The non-cumulative securities priced to yield 419 basis points more than U.S. Treasuries due in 2018 and pay a fixed rate of 7.9 percent for 10 years. If not called, the debt will begin to float at 347 basis points more than the three-month London interbank offered rate, a borrowing benchmark, currently set at 2.73 percent. A basis point is 0.01 percentage point.
JPMorgan is raising capital as a sagging labor market and economy hurt its clients' ability to pay credit cards and consumer loans on time. Banks and brokerages have raised $163 billion from public and private investors since July as losses on subprime-linked securities surged to $255 billion.
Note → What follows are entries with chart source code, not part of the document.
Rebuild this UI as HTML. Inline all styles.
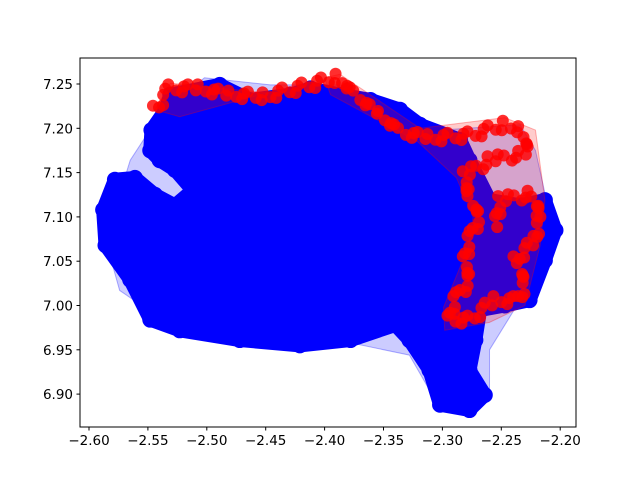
<!DOCTYPE html>
<html><head><meta charset="utf-8"><style>
html,body{margin:0;padding:0;background:#fff;}
svg text{font-family:"DejaVu Sans","Liberation Sans",sans-serif;font-size:13.5px;fill:#000;}
</style></head><body>
<svg id="chart" width="640" height="480" xmlns="http://www.w3.org/2000/svg">
<g id="plot"></g>
<rect x="80" y="58" width="496" height="369" fill="none" stroke="#000" stroke-width="1"/>
<g id="axes"></g>
</svg>
<script>
const xTicks=[-2.60,-2.55,-2.50,-2.45,-2.40,-2.35,-2.30,-2.25,-2.20];
const yTicks=[6.90,6.95,7.00,7.05,7.10,7.15,7.20,7.25];
const blueX=[-2.588,-2.578,-2.561,-2.544,-2.527,-2.512,-2.527,-2.540,-2.548,-2.547,-2.535,-2.531,-2.489,-2.463,-2.429,-2.412,-2.387,-2.361,-2.336,-2.319,-2.285,-2.277,-2.260,-2.234,-2.213,-2.204,-2.213,-2.226,-2.247,-2.268,-2.272,-2.277,-2.264,-2.277,-2.302,-2.311,-2.328,-2.340,-2.378,-2.421,-2.472,-2.523,-2.548,-2.565,-2.586];
const blueY=[7.108,7.142,7.144,7.125,7.113,7.130,7.153,7.164,7.175,7.198,7.221,7.238,7.249,7.232,7.238,7.245,7.238,7.232,7.221,7.204,7.187,7.164,7.119,7.113,7.119,7.085,7.051,7.006,7.000,6.995,6.961,6.927,6.899,6.882,6.888,6.927,6.961,6.978,6.961,6.955,6.961,6.972,6.984,7.029,7.068];
const blueHullX=[-2.586,-2.565,-2.540,-2.502,-2.446,-2.387,-2.302,-2.234,-2.221,-2.206,-2.234,-2.260,-2.260,-2.285,-2.306,-2.328,-2.429,-2.531,-2.574];
const blueHullY=[7.074,7.164,7.215,7.257,7.249,7.249,7.198,7.204,7.175,7.085,7.006,6.950,6.899,6.880,6.893,6.944,6.972,6.978,7.017];
const redX=[-2.544,-2.531,-2.506,-2.480,-2.451,-2.389,-2.374,-2.353,-2.336,-2.311,-2.277,-2.247,-2.234,-2.226,-2.234,-2.260,-2.281,-2.277,-2.268,-2.277,-2.281,-2.277,-2.289,-2.294,-2.277,-2.255,-2.234,-2.230,-2.238,-2.221,-2.217,-2.226,-2.251,-2.255];
const redY=[7.221,7.245,7.245,7.238,7.236,7.257,7.238,7.215,7.196,7.189,7.192,7.204,7.198,7.175,7.170,7.164,7.147,7.119,7.102,7.074,7.051,7.029,7.006,6.984,6.984,7.006,7.006,7.029,7.051,7.074,7.108,7.125,7.119,7.085];
const redHull1X=[-2.544,-2.531,-2.449,-2.523];
const redHull1Y=[7.221,7.251,7.240,7.213];
const redHull2X=[-2.400,-2.387,-2.319,-2.247,-2.221,-2.213,-2.217,-2.230,-2.260,-2.298,-2.299,-2.278,-2.274,-2.288,-2.321,-2.395];
const redHull2Y=[7.257,7.261,7.200,7.212,7.198,7.119,7.068,7.000,6.981,6.972,6.998,7.066,7.100,7.144,7.185,7.238];

const NS="http://www.w3.org/2000/svg";
const sx=v=>89+(v+2.60)/0.05*58.9;
const sy=v=>84+(7.25-v)/0.05*44.3;
const plot=document.getElementById('plot'), axes=document.getElementById('axes');
function mk(tag,attrs,parent){const e=document.createElementNS(NS,tag);for(const k in attrs)e.setAttribute(k,attrs[k]);parent.appendChild(e);return e;}
function pts(xs,ys){return xs.map((x,i)=>sx(x)+','+sy(ys[i])).join(' ');}

let p=mk('polygon',{points:pts(blueHullX,blueHullY),fill:'rgba(0,0,255,0.2)',stroke:'rgba(0,0,255,0.3)'},plot);


p=mk('polygon',{points:pts(blueX,blueY),fill:'#0000ff',stroke:'#0000ff','stroke-width':14,'stroke-linejoin':'round'},plot);


for(let i=0;i<blueX.length;i++){
  const c=mk('circle',{cx:sx(blueX[i]),cy:sy(blueY[i]),r:8,fill:'#0000ff'},plot);
  
  
}
p=mk('polygon',{points:pts(redHull1X,redHull1Y),fill:'rgba(255,0,0,0.2)',stroke:'rgba(255,0,0,0.3)'},plot);


p=mk('polygon',{points:pts(redHull2X,redHull2Y),fill:'rgba(255,0,0,0.2)',stroke:'rgba(255,0,0,0.3)'},plot);


for(let i=0;i<redX.length-1;i++){
  const x0=sx(redX[i]),y0=sy(redY[i]),x1=sx(redX[i+1]),y1=sy(redY[i+1]);
  const n=Math.max(1,Math.round(Math.hypot(x1-x0,y1-y0)/5));
  for(let k=0;k<n;k++){
    const t=k/n;
    const off=[-4,2,4,-2][k%4];
    const c=mk('circle',{cx:x0+(x1-x0)*t+off/2,cy:y0+(y1-y0)*t+off,r:6,fill:'rgba(255,0,0,0.82)'},plot);
    
    
  }
}
xTicks.forEach(v=>{
  const x=sx(v);
  const l=mk('line',{x1:x,x2:x,y1:427,y2:430.5,stroke:'#000'},axes);
  
  
  const t=mk('text',{x:x,y:445,'text-anchor':'middle'},axes);
  t.textContent=(v<0?'\u2212':'')+Math.abs(v).toFixed(2);
  
  
});
yTicks.forEach(v=>{
  const y=sy(v);
  const l=mk('line',{x1:76.5,x2:80,y1:y,y2:y,stroke:'#000'},axes);
  
  
  const t=mk('text',{x:73,y:y+5,'text-anchor':'end'},axes);
  t.textContent=v.toFixed(2);
  
  
});
</script>
</body></html>
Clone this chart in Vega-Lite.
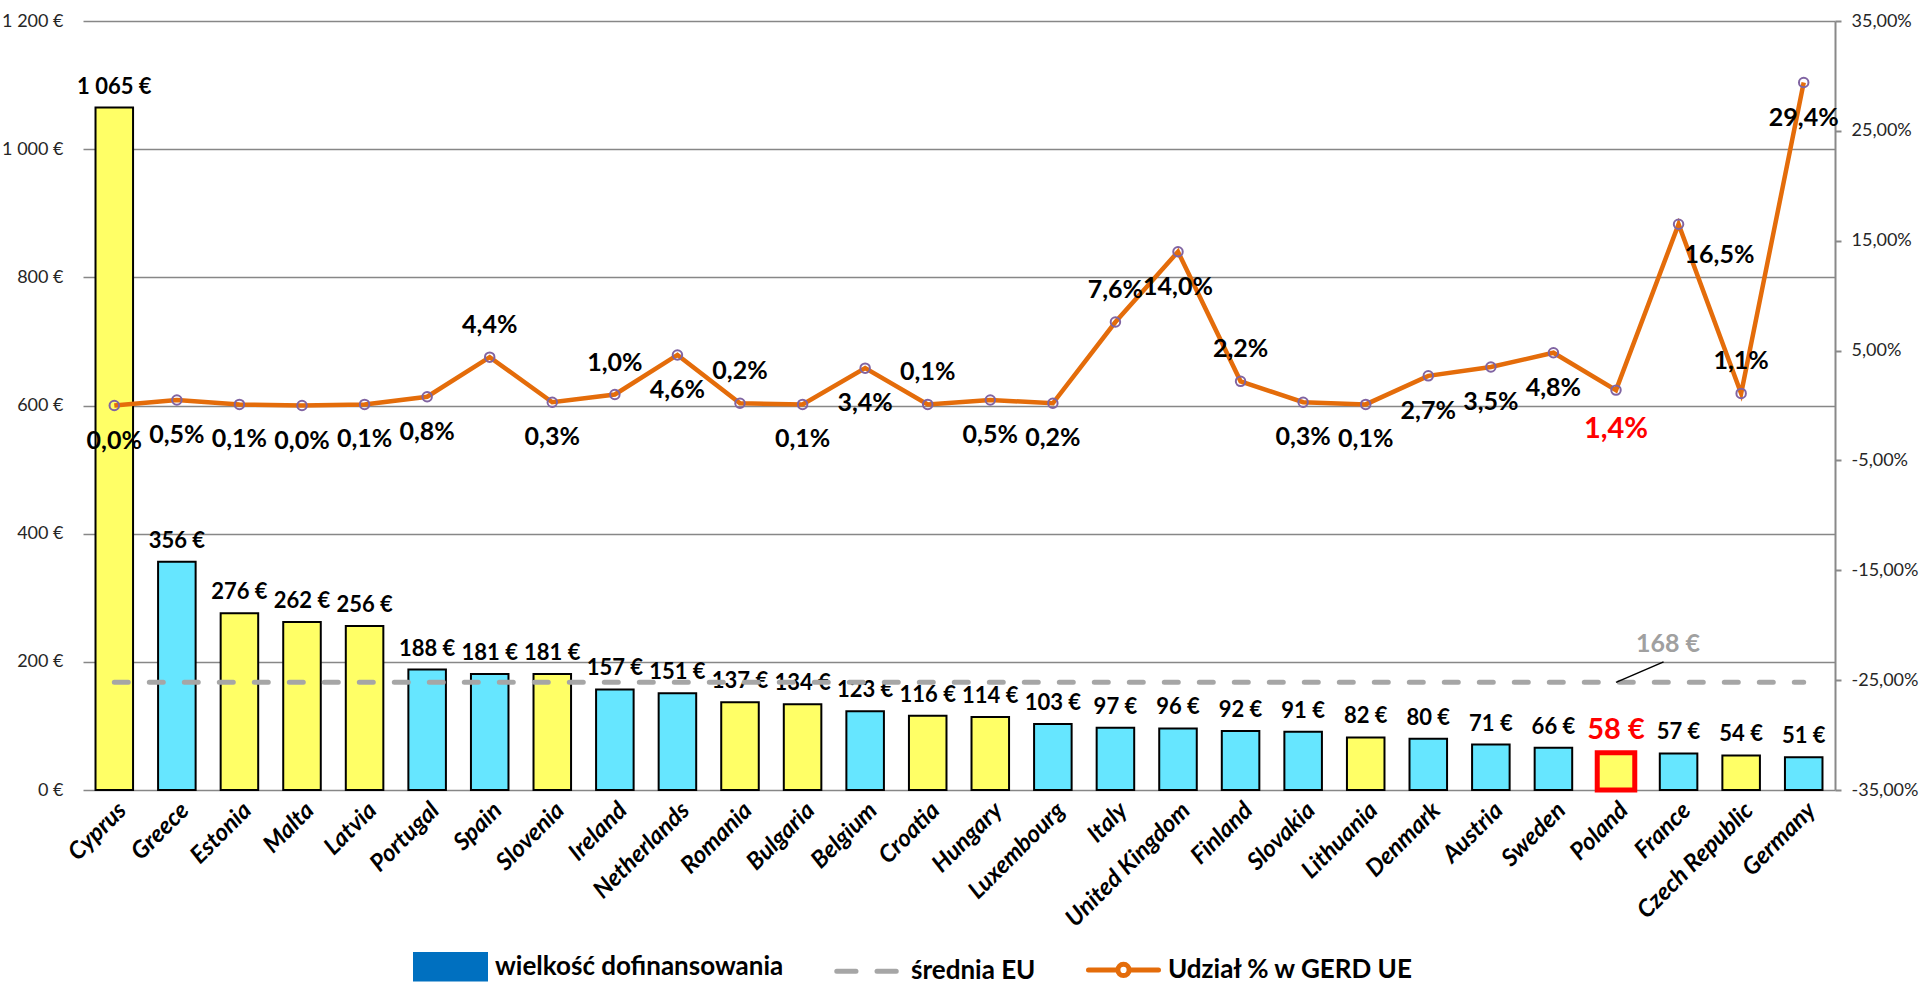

New York-based JPMorgan, the third-biggest bank in the U.S., has posted about $10 billion of asset writedowns and credit losses since the start of the subprime-mortgage turmoil early last year. The bank said it set aside $1.1 billion in the first three months of 2008 for future home-equity loan defaults, after boosting those provisions by $395 million in the fourth quarter.
Writedowns have reduced JPMorgan's Tier 1 capital ratio, which regulators monitor to assess a bank's ability to absorb loan losses, to 8.3 percent from 8.4 percent. That compares with ratios of 7.5 percent at Wachovia Corp. and 7.1 percent at Citigroup Inc. as of Dec. 31.
The minimum for a ``well-capitalized'' rating from regulators is 6 percent. The assets are calculated by weighing each type relative to its chance of default.
Net Income Drop
JPMorgan today said net income dropped 50 percent to $2.37 billion, or 68 cents a share, from $4.79 billion, or $1.34 a share, a year earlier.
Joseph Evangelisti, a JPMorgan spokesman, declined to comment about the preferred stock sale.
JPMorgan's depositary shares are rated Aa2, the third- highest ranking, by Moody's Investors Service and one step lower at AA- by Standard & Poor's.
Chief Executive Officer Jamie Dimon, 52, said on a conference call with reporters that the credit-market crisis is more than halfway finished as financial firms reduce leverage, and may be as much as 80 percent over.
``That side is working itself out,'' Dimon said. ``That doesn't mean the recession won't get worse or better.''
Lehman Brothers Holdings Inc., the fourth-largest securities firm, sold $4 billion of preferred shares on April 1 that pay a coupon of 7.25 percent and are convertible to stock when Lehman shares reach $49.87. Citigroup, which has reported subprime losses of $24 billion and raised more than $30 billion in capital since November, pays 8.13 percent for preferred stock it sold in January. Bank of America Corp. is paying 8 percent on perpetual preferred shares sold the same month.